The single reached number 16 on the German Single Trending Charts on 24 May 2024.

== Other activities ==

In 2005, Wartke and his long-time collaborator Sven Schütze founded the music publishing company Reimkultur Musikverlag, after several labels had declined to represent him.

From 2006 to 2011, Wartke hosted the songwriter festival Songs an einem Sommerabend, broadcast by Bayerischer Rundfunk. He later also hosted Lieder auf Banz, the successor festival held at Banz Abbey.

As a composer and musical director, he worked on a Hamburg production of Dylan Thomas's Under Milk Wood. He also wrote a German libretto for Jacques Offenbach's operetta Orpheus in the Underworld, lyrics for Roger Cicero's song Der Anruf on the album Beziehungsweise, and the song … da wird auch dein Herz sein for the 33rd German Evangelical Church Assembly in Dresden.

In 2023, Wartke reached new audiences on social media with Zungenbrecher 4.0, a rap-like series of German tongue twisters. The piece Der dicke Dachdecker became popular on TikTok and Instagram, and the series had reportedly reached 84 million views by October 2023.

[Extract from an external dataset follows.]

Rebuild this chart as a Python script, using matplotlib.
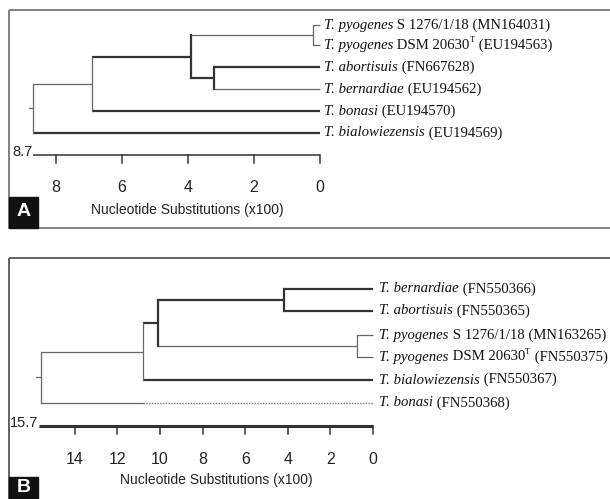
import matplotlib.pyplot as plt
from matplotlib.patches import Rectangle

# ---- data --------------------------------------------------------------
# panel A
species_a = ['T. pyogenes', 'T. pyogenes', 'T. abortisuis', 'T. bernardiae',
             'T. bonasi', 'T. bialowiezensis']
strain_a = [' S 1276/1/18 (MN164031)', ' DSM 20630^T (EU194563)',
            ' (FN667628)', ' (EU194562)', ' (EU194570)', ' (EU194569)']
# (child, child, height x100); ids >= number of leaves are earlier merges
merges_a = [(0, 1, 0.2), (2, 3, 3.2), (6, 7, 3.9), (8, 4, 6.9), (9, 5, 8.7)]
root_a = 8.7
ticks_a = [8, 6, 4, 2, 0]

# panel B
species_b = ['T. bernardiae', 'T. abortisuis', 'T. pyogenes', 'T. pyogenes',
             'T. bialowiezensis', 'T. bonasi']
strain_b = [' (FN550366)', ' (FN550365)', ' S 1276/1/18 (MN163265)',
            ' DSM 20630^T (FN550375)', ' (FN550367)', ' (FN550368)']
merges_b = [(0, 1, 4.2), (2, 3, 0.75), (6, 7, 10.1), (8, 4, 10.8), (9, 5, 15.6)]
root_b = 15.7
ticks_b = [14, 12, 10, 8, 6, 4, 2, 0]

# ---- layout (pixels) ---------------------------------------------------
W, H = 610, 499
rows_a = [25, 45, 67, 89, 111, 133]
rows_b = [289, 311, 335, 357, 380, 403]
dark, light = '#333333', '#666666'
serif = 'Liberation Serif'
sans = 'Liberation Sans'
fs_leaf = 10.6


def tree(ax, n, merges, rows, thin, dotted=None, dotted_from=None):
    y = {i: rows[i] for i in range(n)}
    h = {i: 0.0 for i in range(n)}
    for k, (c1, c2, ht) in enumerate(merges):
        node = n + k
        for c in (c1, c2):
            lw, col = (0.9, light) if c in thin else (1.6, dark)
            if c == dotted:
                ax.plot([ht, dotted_from], [y[c], y[c]], color=light, lw=0.9)
                ax.plot([dotted_from, 0], [y[c], y[c]], color='#777777',
                        lw=1.0, ls=(0, (1, 1)))
            else:
                ax.plot([h[c], ht], [y[c], y[c]], color=col, lw=lw,
                        solid_capstyle='butt')
        lw, col = (0.9, light) if node in thin else (1.6, dark)
        ax.plot([ht, ht], [y[c1], y[c2]], color=col, lw=lw)
        y[node] = (y[c1] + y[c2]) / 2
        h[node] = ht
    return y[n + len(merges) - 1], h[n + len(merges) - 1]


def leaf_label(ax, x, y, sp, rest):
    t = ax.text(x, y, sp, ha='left', va='center', fontsize=fs_leaf,
                family=serif, style='italic', color='#111111')
    parts = rest.split('^T')
    base = ax.annotate(parts[0], xy=(1, 0), xycoords=t, ha='left', va='bottom',
                       fontsize=fs_leaf, family=serif, color='#111111')
    if len(parts) > 1:
        sup = ax.annotate('T', xy=(1, 0.55), xycoords=base, ha='left',
                          va='bottom', fontsize=fs_leaf * 0.6, family=serif,
                          color='#111111')
        ax.annotate(parts[1], xy=(1, 0), xycoords=(sup, base), ha='left',
                    va='bottom', fontsize=fs_leaf, family=serif, color='#111111')


def scale_bar(ax, root, ticks, ybar, lw):
    ax.plot([root, 0], [ybar, ybar], color=dark, lw=lw, solid_capstyle='butt')
    for t in ticks:
        ax.plot([t, t], [ybar, ybar + 8], color=dark, lw=1.1)
        ax.text(t, ybar + 33, str(t), ha='center', va='center',
                fontsize=11.5, family=sans, color='#222222')
    ax.text(root, ybar - 3, f'{root}', ha='right', va='center',
            fontsize=10.5, family=sans, color='#222222')


fig = plt.figure(figsize=(W / 100, H / 100), dpi=100)
ax_px = fig.add_axes([0, 0, 1, 1])
ax_px.set_xlim(0, W)
ax_px.set_ylim(H, 0)
ax_px.set_axis_off()

# panel A, 1 unit = 33 px, 0 at x=320
ax_a = fig.add_axes([0, 0, 1, 1])
ax_a.set_xlim(320 / 33, (320 - W) / 33)
ax_a.set_ylim(H, 0)
ax_a.set_axis_off()
ra_y, ra_h = tree(ax_a, len(species_a), merges_a, rows_a, thin={0, 1, 3, 6, 9, 10})
ax_a.plot([ra_h + 0.12, ra_h], [ra_y, ra_y], color=light, lw=0.9)
for yy, sp, rest in zip(rows_a, species_a, strain_a):
    leaf_label(ax_a, -0.12, yy, sp, rest)
scale_bar(ax_a, root_a, ticks_a, 155, 1.1)
ax_px.text(187, 210, 'Nucleotide Substitutions (x100)', ha='center',
           va='center', fontsize=10, family=sans, color='#222222')

# panel B, 1 unit = 21.3 px, 0 at x=373
ax_b = fig.add_axes([0, 0, 1, 1])
ax_b.set_xlim(373 / 21.3, (373 - W) / 21.3)
ax_b.set_ylim(H, 0)
ax_b.set_axis_off()
rb_y, rb_h = tree(ax_b, len(species_b), merges_b, rows_b, thin={2, 3, 7, 9, 10},
                  dotted=5, dotted_from=merges_b[3][2])
ax_b.plot([rb_h + 0.2, rb_h], [rb_y, rb_y], color=light, lw=0.9)
for yy, sp, rest in zip(rows_b, species_b, strain_b):
    leaf_label(ax_b, -0.3, yy, sp, rest)
scale_bar(ax_b, root_b, ticks_b, 426, 2.2)
ax_px.text(216, 480, 'Nucleotide Substitutions (x100)', ha='center',
           va='center', fontsize=10, family=sans, color='#222222')

# frames and panel letters
ax_px.add_patch(Rectangle((9, 10), 606, 218, fill=False, ec='#777777', lw=1.3))
ax_px.add_patch(Rectangle((9, 258), 606, 260, fill=False, ec='#555555', lw=1.3))
for top, letter, dy in [(197, 'A', 15), (477, 'B', 11)]:
    ax_px.add_patch(Rectangle((9, top), 29, 31, color='#111111'))
    ax_px.text(23.5, top + dy, letter, ha='center', va='center', color='white',
               fontsize=14, fontweight='bold', family=sans)

fig.savefig('out.png', dpi=100)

In May 2024 and May 2025, Wartke appeared in episodes of the ZDF political satire programme Die Anstalt.

== Awards ==

Wartke has received numerous awards for cabaret, chanson and songwriting, including:

- 1998: St. Ingberter Pfanne, first prize and audience award
- 2000: Bielefelder Kabarettpreis, first prize
- 2001: Das Schwarze Schaf, first prize
- 2001: Bundeswettbewerb Gesang, first prize in the chanson category
- 2004: Deutscher Kleinkunstpreis, chanson/music/song category
- 2023: Deutscher Sprachpreis of the Henning-Kaufmann-Stiftung
- 2024: Bayerischer Kabarettpreis, music award
- 2025: Fred Jay Preis
- 2026: Salzburger Stier

== Selected works ==

=== Stage programmes ===

- Ich denke also sing ich
- Achillesverse
- Noah war ein Archetyp
- König Ödipus
- Klaviersdelikte
- Swingende Notwendigkeit
- Was, wenn doch?
- Antigone
- Wandelmut
- Jetzt oder Sinfonie!
- In guter Begleitung
- Wunderpunkt

=== Books ===

- Ich denke also sing ich – Notenbuch. Reimkultur, 2005.
- Achillesverse – Notenbuch. Reimkultur, 2006.
- Noah war ein Archetyp – Notenbuch. Reimkultur, 2008.
- Bodo Wartke, Sven Schütze, Carmen Kalisch: König Ödipus – Stücktext. Reimkultur, 2009. ISBN 978-3-941439-05-4.
- Klaviersdelikte – Notenbuch. Reimkultur, 2012.
- Einfach machen – Klavierfibel. Reimkultur, 2015.
- Was, wenn doch? – Notenbuch. Reimkultur, 2016.
- Bodo Wartke, Sven Schütze, Carmen Kalisch: Antigone – Taschenbuch. Nach dem antiken Drama von Sophokles. Reimkultur, 2018. ISBN 978-3-941439-20-7.
- Bodo Wartke, Sven Schütze, Carmen Kalisch: Antigone – Textheft. Nach dem antiken Drama von Sophokles. Reimkultur, 2018. ISBN 978-3-941439-36-8.
- Wandelmut – Notenbuch. Reimkultur, 2020.
- Wunderpunkt – Notenbuch. Reimkultur, 2025.
- Bodo Wartke: In Barbaras Rhabarberbar wird niemals der Rhabarber rar – Zungenbrechergeschichten. Illustrated by Alexandra Junge. Carlsen, 2025. ISBN 978-3-551-55962-3.